La cucina assistita 


Quando si può parlare di cucina assistita nei forni, e come funziona? Basta davvero selezionare la ricetta, premere start e bye bye fino a fine cottura? In questo ambito il forno, a vapore o meno, ha due possibilità, la cottura guidata e la termosonda. Con la cottura guidata, il forno propone sul display una selezione di varie categorie e sottocategorie alimentari, raccogliendo informazioni: per esempio, arrosto di manzo con cottura media. Per procedere pone una domanda fondamentale: deve cucinare a peso, in modalità manuale o, se il forno lo contempla, con il controllo automatico? Logicamente, la modalità che consente la maggior autonomia è quest’ultima, ma implica una termosonda integrata nell’apparecchio, che rileva le temperature dell’alimento in cottura, governando il processo fino a conclusione. In questo caso si parla di vera cottura assistita. La modalità a peso è un livello intermedio di cottura assistita, un controllo semiautomatico. Indicando peso e livello di cottura desiderato, il forno si regola basandosi su valori medi impostati per la tal ricetta con il tal peso, valutato per approssimazione, in genere di mezzo chilo in mezzo chilo. Nel caso della cottura manuale, l’assistenza si limita a proporre sul display indicazioni sulle migliori condizioni di cottura, come temperatura, durata e intensità di vapore per la tal ricetta, da gestire manualmente.

Multicottura

Davvero in un unico forno si possono cucinare contemporaneamente pietanze diverse? Sì, con qualche accorgimento. Bisogna conoscere bene gli alimenti da trattare. La multicottura contempla un’unica modalità di cottura, per temperatura e condizioni, dunque deve essere compatibile con tutti gli ingredienti considerati. Diversamente, si parla di cotture diverse, in cavità separate. In ogni caso, la multicottura non è davvero un bisogno molto espresso dai consumatori: il 95% delle cotture fatte in forno è mono-teglia, del restante 5%, il 4,5 cuoce due teglie contemporaneamente, solo lo 0,5 tratta la tripla teglia.

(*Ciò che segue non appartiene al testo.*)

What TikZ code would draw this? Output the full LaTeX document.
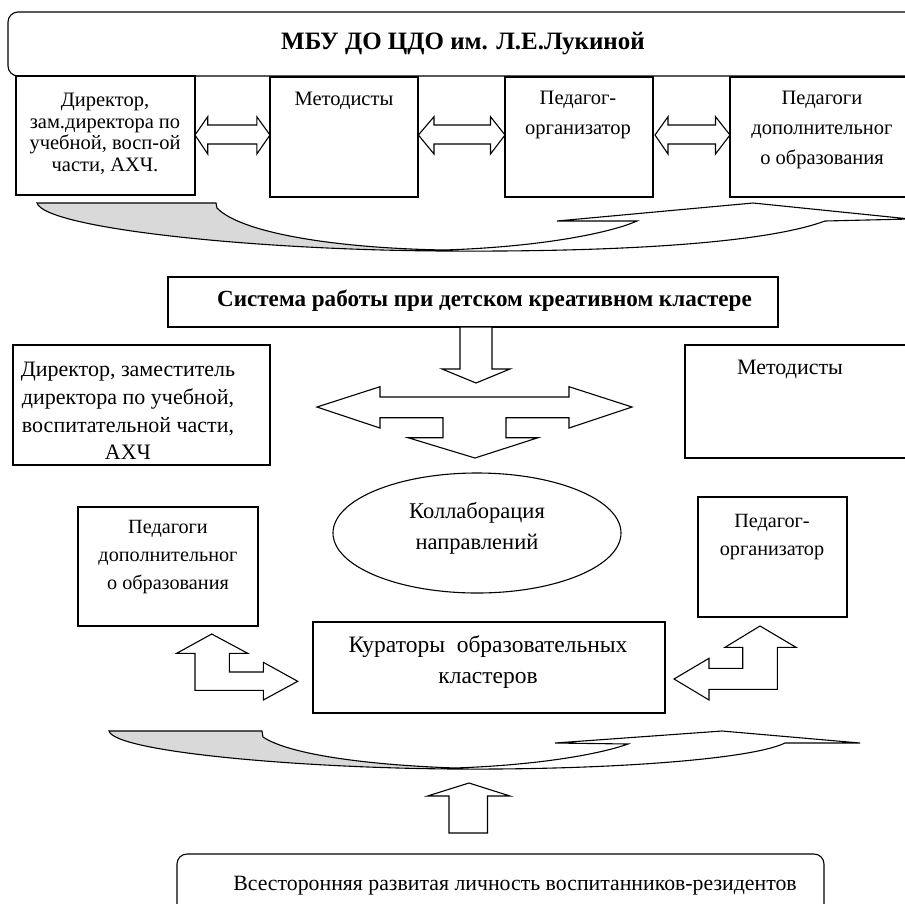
\documentclass[tikz,border=0pt]{standalone}
\usepackage{fontspec}
\setmainfont{Liberation Serif}
\usetikzlibrary{shapes.geometric}
\definecolor{arrowgray}{RGB}{217,217,217}
\begin{document}
\begin{tikzpicture}[x=1pt,y=-1pt,
  ln/.style={line width=1.1pt, line join=miter},
  box/.style={draw, line width=1.1pt, inner sep=0pt},
  txt/.style={align=center, inner sep=0pt},
  hol/.style={draw, line width=1.1pt, fill=white, line join=miter},
  fa/.style={font=\fontsize{20.5}{21.5}\selectfont},
  fb/.style={font=\fontsize{20.5}{30}\selectfont},
  fc/.style={font=\fontsize{22}{27.7}\selectfont},
  fd/.style={font=\fontsize{20.2}{28}\selectfont},
  fe/.style={font=\fontsize{22.5}{31}\selectfont},
]
\useasboundingbox (0,0) rectangle (905,903);
\fill[white] (0,0) rectangle (905,903);

% top block
\node[box, rounded corners=10pt, minimum width=907pt, minimum height=64pt] (title) at (461.5,44) {};
\node[txt, font=\fontsize{25}{30}\selectfont\bfseries] (titletext) at (463,44) {МБУ ДО ЦДО им. Л.Е.Лукиной};

\node[box, minimum width=179pt, minimum height=119pt] (b1) at (105.5,135.5) {};
\node[box, minimum width=148pt, minimum height=120pt] (b2) at (344,137) {};
\node[box, minimum width=148pt, minimum height=120pt] (b3) at (579,137) {};
\node[box, minimum width=185pt, minimum height=120pt] (b4) at (822.5,137) {};

\node[txt, fa] (t1) at (105,134) {Директор,\\зам.директора по\\учебной, восп-ой\\части, АХЧ.};
\node[txt, fa] (t2) at (344,101) {Методисты};
\node[txt, fb] (t3) at (578,115) {Педагог-\\организатор};
\node[txt, fb] (t4) at (822,130) {Педагоги\\дополнительног\\о образования};

% double arrows top row
\draw[hol] (195,135) -- (207.7,116.7) -- (207.7,125) -- (256.8,125) -- (256.8,116.7) -- (270,135) -- (256.8,154) -- (256.8,144) -- (207.7,144) -- (207.7,154) -- cycle;
\draw[hol] (418.4,135) -- (434,116.7) -- (434,125) -- (490.5,125) -- (490.5,116.7) -- (505,135) -- (490.5,154) -- (490.5,144) -- (434,144) -- (434,154) -- cycle;
\draw[hol] (655,135) -- (668,116.7) -- (668,125) -- (715.5,125) -- (715.5,116.7) -- (730,135) -- (715.5,154) -- (715.5,144) -- (668,144) -- (668,154) -- cycle;

% top curved arrow
\fill[arrowgray] (37,203) -- (216,203) -- (217,208) .. controls (240,232) and (330,248) .. (444,250) .. controls (250,250) and (45,228) .. (37,203) -- cycle;
\draw[ln] (37,203) -- (216,203) -- (217,208) .. controls (240,232) and (330,248) .. (444,250) .. controls (540,247) and (610,233) .. (637,221) -- (557,221) -- (753,203) -- (910,219) -- (825,221) .. controls (760,245) and (600,252) .. (444,251) .. controls (250,250) and (45,228) .. (37,203) -- cycle;

% system box
\node[box, minimum width=610pt, minimum height=50pt] (sys) at (473,302) {};
\node[txt, font=\fontsize{23.1}{27}\selectfont\bfseries] (systext) at (484.5,301) {Система работы при детском креативном кластере};

% down arrow
\draw[hol] (460,327) -- (492,327) -- (492,369) -- (510,369) -- (476,383) -- (442,369) -- (460,369) -- cycle;

% cross arrow
\draw[hol] (317,407) -- (380,386.7) -- (380,397) -- (569,397) -- (569,386.7) -- (632,407) -- (569,428) -- (569,417.7) -- (506,417.7) -- (506,437.7) -- (538,437.7) -- (475,458) -- (408,437.7) -- (443,437.7) -- (443,417.7) -- (380,417.7) -- (380,428) -- cycle;

% middle boxes
\node[box, minimum width=257pt, minimum height=120pt] (mL) at (141.5,405) {};
\node[txt, fc] (mLt) at (128,411) {Директор, заместитель\\директора по учебной,\\воспитательной части,\\АХЧ};
\node[box, minimum width=230pt, minimum height=113pt] (mR) at (800,401.5) {};
\node[txt, fc] (mRt) at (790,369) {Методисты};

\node[draw, ellipse, line width=1.1pt, minimum width=288pt, minimum height=120pt, inner sep=0pt] (ell) at (477,533) {};
\node[txt, fe] (ellt) at (477,528) {Коллаборация\\направлений};

\node[box, minimum width=180pt, minimum height=119pt] (pL) at (168,566.5) {};
\node[txt, fd] (pLt) at (168,557) {Педагоги\\дополнительног\\о образования};
\node[box, minimum width=149pt, minimum height=120pt] (pR) at (772.5,557) {};
\node[txt, fd] (pRt) at (772,537) {Педагог-\\организатор};

\node[box, minimum width=352pt, minimum height=91pt] (kur) at (489,667.5) {};
\node[txt, font=\fontsize{23.5}{31}\selectfont] (kurt) at (488,662) {Кураторы\ \ образовательных\\кластеров};

% bent arrows
\draw[hol] (211.7,634) -- (247.7,653.3) -- (229.3,653.3) -- (229.3,672) -- (263.3,672) -- (263.3,662.3) -- (297.7,681.3) -- (263.3,700) -- (263.3,690.3) -- (195,690.3) -- (195,653.3) -- (176.7,653.3) -- cycle;
\draw[hol] (760,626) -- (796,647.3) -- (777.3,647.3) -- (777.3,689.3) -- (709,689.3) -- (709,700) -- (674,679) -- (709,658.3) -- (709,668.3) -- (742.7,668.3) -- (742.7,647.3) -- (725,647.3) -- cycle;

% bottom curved arrow
\fill[arrowgray] (109,731) -- (262,731) -- (263,737) .. controls (290,755) and (370,765) .. (455,768) .. controls (300,768) and (115,752) .. (109,731) -- cycle;
\draw[ln] (109,731) -- (262,731) -- (263,737) .. controls (290,755) and (370,765) .. (455,768) .. controls (540,765) and (600,754) .. (628,744) -- (555,743) -- (722,731) -- (860,743) -- (785,743) .. controls (750,760) and (600,770) .. (455,769) .. controls (300,768) and (115,752) .. (109,731) -- cycle;

% up arrow
\draw[hol] (469,783) -- (510,796) -- (487.5,796) -- (487.5,833) -- (449,833) -- (449,796) -- (427.5,796) -- cycle;

% bottom box
\node[box, rounded corners=10pt, minimum width=647pt, minimum height=61pt] (res) at (500.5,884.5) {};
\node[txt, font=\fontsize{21.8}{26}\selectfont] (rest) at (515,886) {Всесторонняя развитая личность воспитанников-резидентов};
\end{tikzpicture}
\end{document}
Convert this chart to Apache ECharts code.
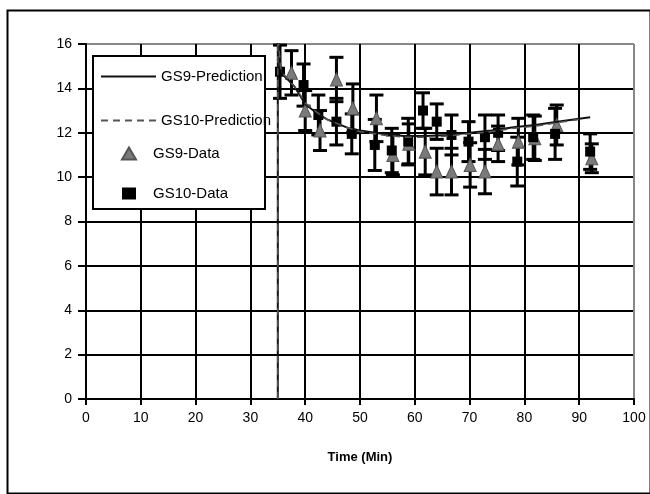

Nel segmento dei forni, tecnologie come quella a vapore sono in grado di guidare il consumatore verso una maggior consapevolezza e comportamenti sostenibili in cucina, a vantaggio dell’ecologia. Una missione virtuosa che, però, incontra degli ostacoli. Uno è il prezzo: la quotazione di accesso alla gamma di forni a vapore è mediamente doppia rispetto a quella di un buon forno statico o termoventilato, per modelli più performanti, il prezzo quadruplica e oltre. Ma l’ostacolo maggiore è l’ignoranza: non sapere le reali caratteristiche del forno che acquistiamo preclude lo sfruttamento delle capacità migliori dell’apparecchio, e i vantaggi che questo offre per noi e per l’ambiente. Manca un accenno alla connettività, ultima innovazione tecnologica presente in alcuni forni in particolare di gamma medio-alta. Ma abbiamo fatto la scelta di partire dalle informazioni fondamentali, crediamo ce ne sia bisogno, il resto seguirà.